Un homme dit à sa femme
“Chérie, si tu sors ce soir et que tu rentres après 22h, je vais t’en coller une.”
La femme sort. Rentre après 22h. S’en fait coller une.
Qui est en tort ? L’homme ou la femme ?
La femme est-elle irresponsable ?

N’en déplaise à Clémentine Autain ou à Jean-Luc Mélenchon, quand on se réclame même vaguement du camp des contestataires, on n’hésite pas une seconde : on est contre la répression du mouvement social. Les torts ne sont pas partagés. Ce sont ceux qui interdisent la contestation que l’on dénonce, pas ceux et celles qui bravent l’interdiction.

"Comme tout cela était plus que prévisible, je n’étais pas du tout favorable à ce rassemblement dont je pressentais qu’il serait mis à contribution pour produire de telles images. J’estimais que la chaîne humaine était une action convaincante et digne, suffisante et adaptée dans l’état du rapport de forces et de mentalités actuel. Mais telle est notre gauche : chacun fait ce qui lui semble bon sans tenir aucun compte de rien ni de personne, ni de l’expérience, ni de la capacité à convaincre le grand nombre. Puis tout le monde paye ensuite le prix des images pourries et des interpellations de militants. Après quoi des personnes de bonne foi, simples partisans écologistes, n’ayant rien fait d’autre que de se faire enfermer dans la souricière de la place de la République, se sont retrouvées prises dans un record de gardes à vue en temps de paix : 317 personnes. Elles ont donc dorénavant un signalement à l’anti-terrorisme. Merci qui ?"

Voilà la réaction de Mélenchon à l’annonce de centaines de militant-e-s (dont certain-e-s du Front de Gauche) en garde à vue. Au lieu de mettre tout son poids médiatique, toute son énergie à dénoncer la répression, il sème la confusion et partage les torts. Les réprimé-e-s n’auraient à s’en prendre qu’à eux et elles-mêmes. Le rôle de toutes les organisations du mouvement ouvrier est de mettre la plus grosse pression possible sur les préfets et les pouvoirs politiques pour qu’ils n’aillent pas au bout de leur répression. Mais telle est notre gauche : elle vote l’état d’urgence et la guerre, fuit devant ses responsabilités, cautionnant à mi-mot la répression du gouvernement.

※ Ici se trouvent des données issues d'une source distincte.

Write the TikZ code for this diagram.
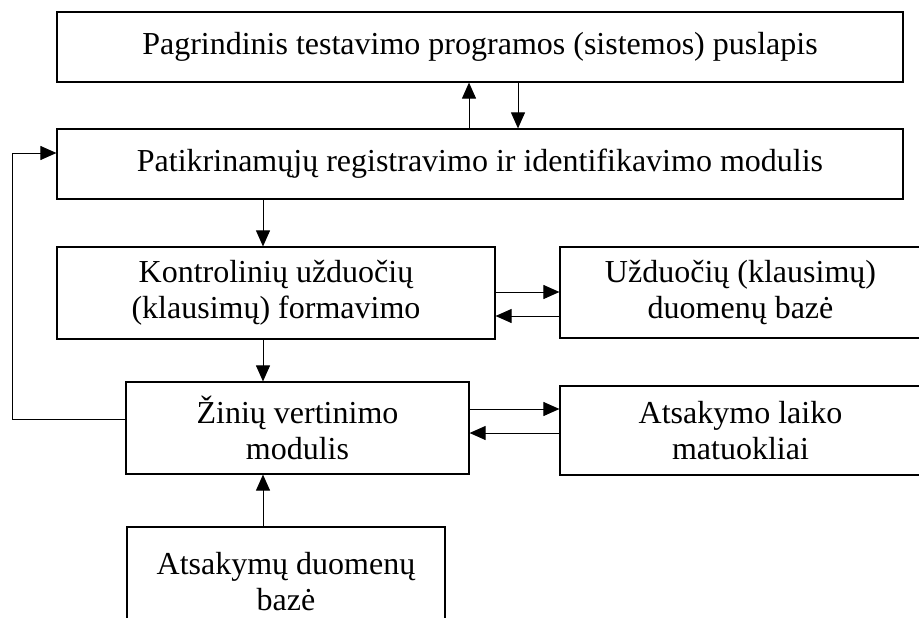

Clémentine Autain fait elle plus en finesse : elle dénonce très bien la répression policière, l’état d’urgence, la manipulation des médias, mais dit quand même :

“Malheureusement, les images de violence sur la Place de la République entachent celles de plus de milliers de citoyens et militants se donnant la main ou déposant leurs chaussures pour dire leur volonté que les Etats s’engagent concrètement et fortement pour le Climat.”[1]

Ou encore :

“Les images de violence telles que celles de la Place de la République ne servent aucunement la cause du Climat et de la justice sociale. La fachosphère, très en forme par les temps qui courent, se charge de les utiliser contre nous. BFM n’hésite pas à sur-saturer ses télespectateurs d’images sélectives qui ne sont pas favorables aux visées d’une gauche sociale et écologiste : vous verrez et reverrez les bougies jetées par des hommes cagoulés, vous ne verrez pas les fleurs écrasées par les crampons de policiers ou les militants se tenant la main pour protéger le monument aux victimes.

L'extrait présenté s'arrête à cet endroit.